Devançons tout de suite le malentendu : il n’est pas question d’amour dans Love object. Ou alors il s’agit d’un amour peu ordinaire, qui ne fera incontestablement pas rêver les foules. Pensez donc : la tendre moitié du héros n’est qu’un « objet », un de ces mannequins hyperréalistes que l’on peut commander sur le Net (à condition bien sûr d’y mettre le prix). Difficile d’y croire quand le héros en question a tout pour être heureux : beau, talentueux, il est le cadre parfait, presque banal, d’une entreprise où il passe son temps à rédiger notules et manuels d’information. Mais c’est que tout n’est pas si rose dans son univers ; sa vie bascule le jour où, pour surmonter ses complexes, il fait l’acquisition d’une poupée à l’effigie de sa jolie collègue.
Evidemment, un tel sujet a peu de chance d’engendrer un étalage de beaux sentiments, et les scènes entre les deux « amants » ne sont rien moins que romantiques. C’est d’ailleurs lors de la première confrontation entre le héros et la poupée -aboutissant à la consommation expéditive de la marchandise- que Love object acquiert son identité de film laid, imprégné de bout en bout par la grossièreté. Rien ne sauve la société, glauque et sinistre jusqu’au dégoût, dans lequel sont piégés les personnages : car la vision que nous renvoie Robert Parigi de l’humanité est tellement détestable et sans espoir -à tel point que le film exclut toute compassion du spectateur envers les héros- qu’elle en devient vite insoutenable. Les individus de ce monde abject ne sont, comme ils le disent eux-mêmes, que « des robots, des machines », et contribuent, par leur absence totale d’expressivité, à rendre invisible la frontière entre êtres vivants et créatures inanimées.

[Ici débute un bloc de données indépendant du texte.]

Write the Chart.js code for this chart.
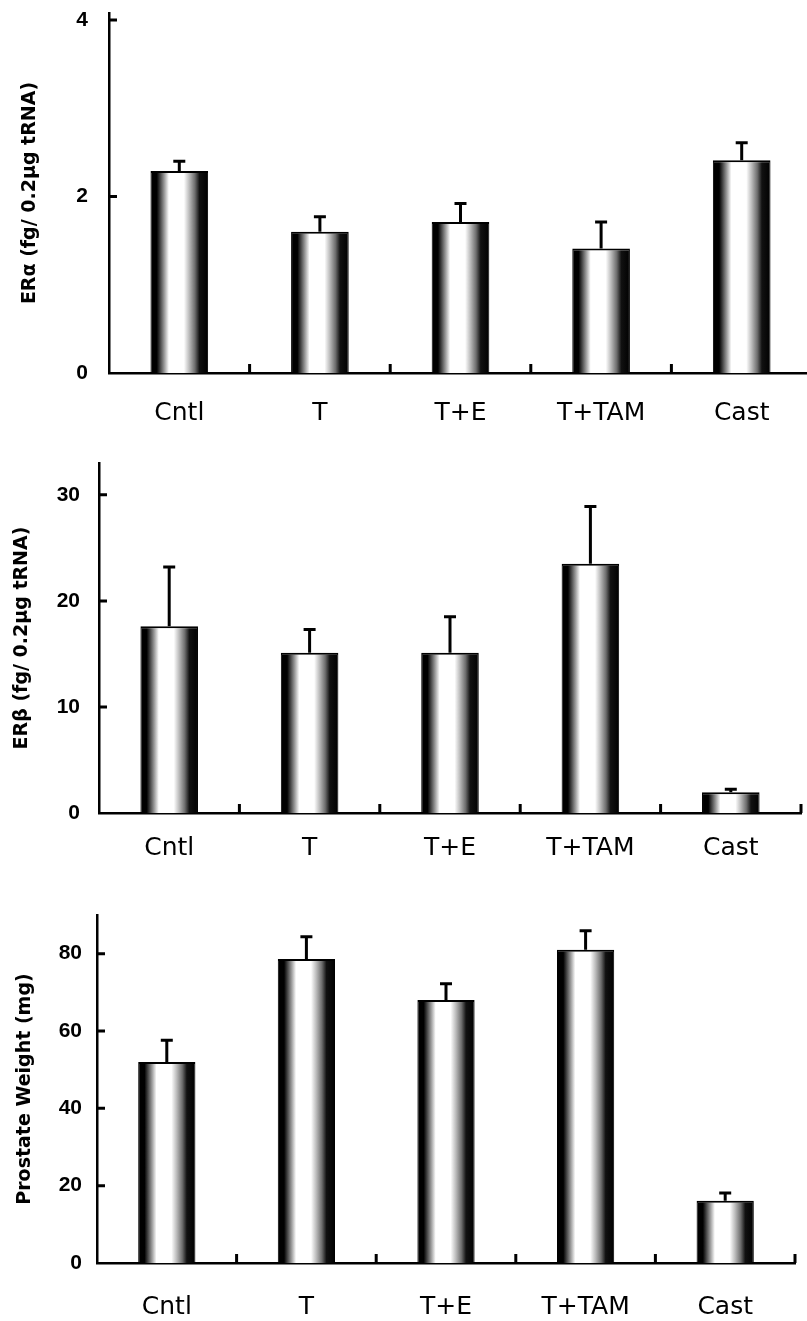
<!DOCTYPE html>
<html>
<head>
<meta charset="utf-8">
<script src="https://cdn.jsdelivr.net/npm/chart.js@4.4.1/dist/chart.umd.min.js"></script>
<style>
  html, body { margin: 0; padding: 0; background: #fff; }
  body { width: 807px; height: 1321px; overflow: hidden; position: relative; }
  canvas { position: absolute; left: 0; display: block; }
</style>
</head>
<body>
<canvas id="chart-alpha" width="820" height="430" style="top:0px"></canvas>
<canvas id="chart-beta" width="820" height="440" style="top:430px"></canvas>
<canvas id="chart-weight" width="820" height="451" style="top:870px"></canvas>
<script>
// Groups on the x axis (same for all three panels)
const groups = ['Cntl', 'T', 'T+E', 'T+TAM', 'Cast'];

// Panel 1: ER alpha
const alphaMeans = [2.29, 1.60, 1.71, 1.41, 2.41];
const alphaErrTops = [2.40, 1.77, 1.92, 1.71, 2.61];
const alphaTicks = [0, 2, 4];

// Panel 2: ER beta
const betaMeans = [17.6, 15.1, 15.1, 23.5, 1.95];
const betaErrTops = [23.2, 17.3, 18.5, 28.9, 2.25];
const betaTicks = [0, 10, 20, 30];

// Panel 3: prostate weight
const weightMeans = [52.0, 78.6, 68.0, 81.0, 16.1];
const weightErrTops = [57.6, 84.4, 72.2, 85.9, 18.1];
const weightTicks = [0, 20, 40, 60, 80];

const BAR_PCT = 0.41;
const CANVAS_W = 820;

// dark edges, light middle, like the shaded bars in the figure
function barFill(ctx) {
    const chart = ctx.chart;
    const x = chart.scales.x;
    if (ctx.type !== 'data' || !chart.chartArea || !x) return '#888';
    const c = x.getPixelForValue(ctx.dataIndex);
    const w = (x.width / groups.length) * BAR_PCT;
    const g = chart.ctx.createLinearGradient(c - w / 2, 0, c + w / 2, 0);
    g.addColorStop(0, '#000');
    g.addColorStop(0.11, '#000');
    g.addColorStop(0.16, '#3a3a3a');
    g.addColorStop(0.24, '#9a9a9a');
    g.addColorStop(0.32, '#fff');
    g.addColorStop(0.58, '#fff');
    g.addColorStop(0.67, '#bdbdbd');
    g.addColorStop(0.77, '#6e6e6e');
    g.addColorStop(0.85, '#111');
    g.addColorStop(1, '#000');
    return g;
}

// error bars (upper only) from dataset.errTops
const errorBars = {
    id: 'errorBars',
    afterDatasetsDraw(chart) {
        const ds = chart.data.datasets[0];
        const meta = chart.getDatasetMeta(0);
        const y = chart.scales.y;
        const c = chart.ctx;
        c.save();
        c.strokeStyle = '#000';
        c.lineWidth = 3;
        meta.data.forEach((bar, i) => {
            const top = y.getPixelForValue(ds.errTops[i]);
            c.beginPath();
            c.moveTo(bar.x, bar.y);
            c.lineTo(bar.x, top);
            c.moveTo(bar.x - 6, top);
            c.lineTo(bar.x + 6, top);
            c.stroke();
        });
        c.restore();
    }
};

// short tick marks pointing into the plot
const innerTicks = {
    id: 'innerTicks',
    afterDraw(chart) {
        const c = chart.ctx;
        const x = chart.scales.x;
        const y = chart.scales.y;
        const area = chart.chartArea;
        c.save();
        c.strokeStyle = '#000';
        c.lineWidth = 3;
        c.beginPath();
        y.ticks.forEach(t => {
            if (t.value === 0) return;
            const py = y.getPixelForValue(t.value);
            c.moveTo(area.left, py);
            c.lineTo(area.left + 8, py);
        });
        for (let i = 1; i <= groups.length; i++) {
            const px = i < groups.length
                ? (x.getPixelForValue(i - 1) + x.getPixelForValue(i)) / 2
                : area.right;
            c.moveTo(px, area.bottom);
            c.lineTo(px, area.bottom - 9);
        }
        c.stroke();
        c.restore();
    }
};

function makeChart(id, title, means, errTops, tickValues, yMax, lay) {
    const ctx = document.getElementById(id).getContext('2d');
    return new Chart(ctx, {
        type: 'bar',
        data: {
            labels: groups,
            datasets: [{
                data: means,
                errTops: errTops,
                backgroundColor: barFill,
                borderColor: '#000',
                borderWidth: { top: 2, left: 1, right: 1, bottom: 0 },
                borderSkipped: 'bottom',
                barPercentage: BAR_PCT,
                categoryPercentage: 1.0
            }]
        },
        options: {
            responsive: false,
            animation: false,
            layout: {
                padding: { top: lay.top, left: 0, right: CANVAS_W - lay.right, bottom: 0 }
            },
            plugins: {
                legend: { display: false },
                tooltip: { enabled: false }
            },
            scales: {
                x: {
                    grid: { display: false, drawTicks: false },
                    border: { display: true, color: '#000', width: 2.5 },
                    ticks: {
                        color: '#000',
                        padding: lay.xPad,
                        font: { family: "'DejaVu Sans', sans-serif", size: 25 }
                    },
                    afterFit: s => { s.height = lay.xHeight; }
                },
                y: {
                    min: 0,
                    max: yMax,
                    afterBuildTicks: s => { s.ticks = tickValues.map(v => ({ value: v })); },
                    afterFit: s => { s.width = lay.left; },
                    grid: { display: false, drawTicks: true, tickLength: lay.labelGap },
                    border: { display: true, color: '#000', width: 2.5 },
                    ticks: {
                        color: '#000',
                        padding: 0,
                        font: { family: "'Liberation Sans', sans-serif", size: 21, weight: 'bold' }
                    },
                    title: {
                        display: true,
                        text: title,
                        color: '#000',
                        padding: { top: lay.titleGap, bottom: 0 },
                        font: { family: "'DejaVu Sans', sans-serif", size: 19, weight: 'bold' }
                    }
                }
            }
        },
        plugins: [errorBars, innerTicks]
    });
}

makeChart('chart-alpha', 'ERα (fg/ 0.2μg tRNA)', alphaMeans, alphaErrTops, alphaTicks, 4.08,
    { top: 13, left: 109, right: 812, xHeight: 57, xPad: 25, labelGap: 21, titleGap: 19 });
makeChart('chart-beta', 'ERβ (fg/ 0.2μg tRNA)', betaMeans, betaErrTops, betaTicks, 33,
    { top: 33, left: 99, right: 801, xHeight: 57, xPad: 20, labelGap: 19, titleGap: 11 });
makeChart('chart-weight', 'Prostate Weight (mg)', weightMeans, weightErrTops, weightTicks, 90,
    { top: 45, left: 97, right: 795, xHeight: 58, xPad: 29, labelGap: 15, titleGap: 14 });
</script>
</body>
</html>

Malheureusement, le réalisateur n’a même pas été capable d’assumer jusqu’au bout le pari de cette laideur absolue : le physique de jeunes premiers séduisants des deux acteurs principaux suffit à étouffer son projet dans l’oeuf. Au bout du compte, Love object n’est qu’une accumulation d’idées avortées ou ratées. Il ne devient un véritable film d’horreur que dans les dix dernières minutes, le temps d’une séquence de meurtre parfaitement écoeurante, où c’est peu de dire que l’hémoglobine coule à flots. Si on le conçoit comme une parabole des tares de la civilisation moderne, le film ne vaut guère mieux : il ne suffit pas de disposer d’un sujet original ou intéressant, encore faut-il avoir quelque chose à dire. Apparemment, Robert Parigi a oublié ce détail. Tant pis pour lui : il ne mérite pas, même pour son premier film, qu’on lui accorde la moindre indulgence.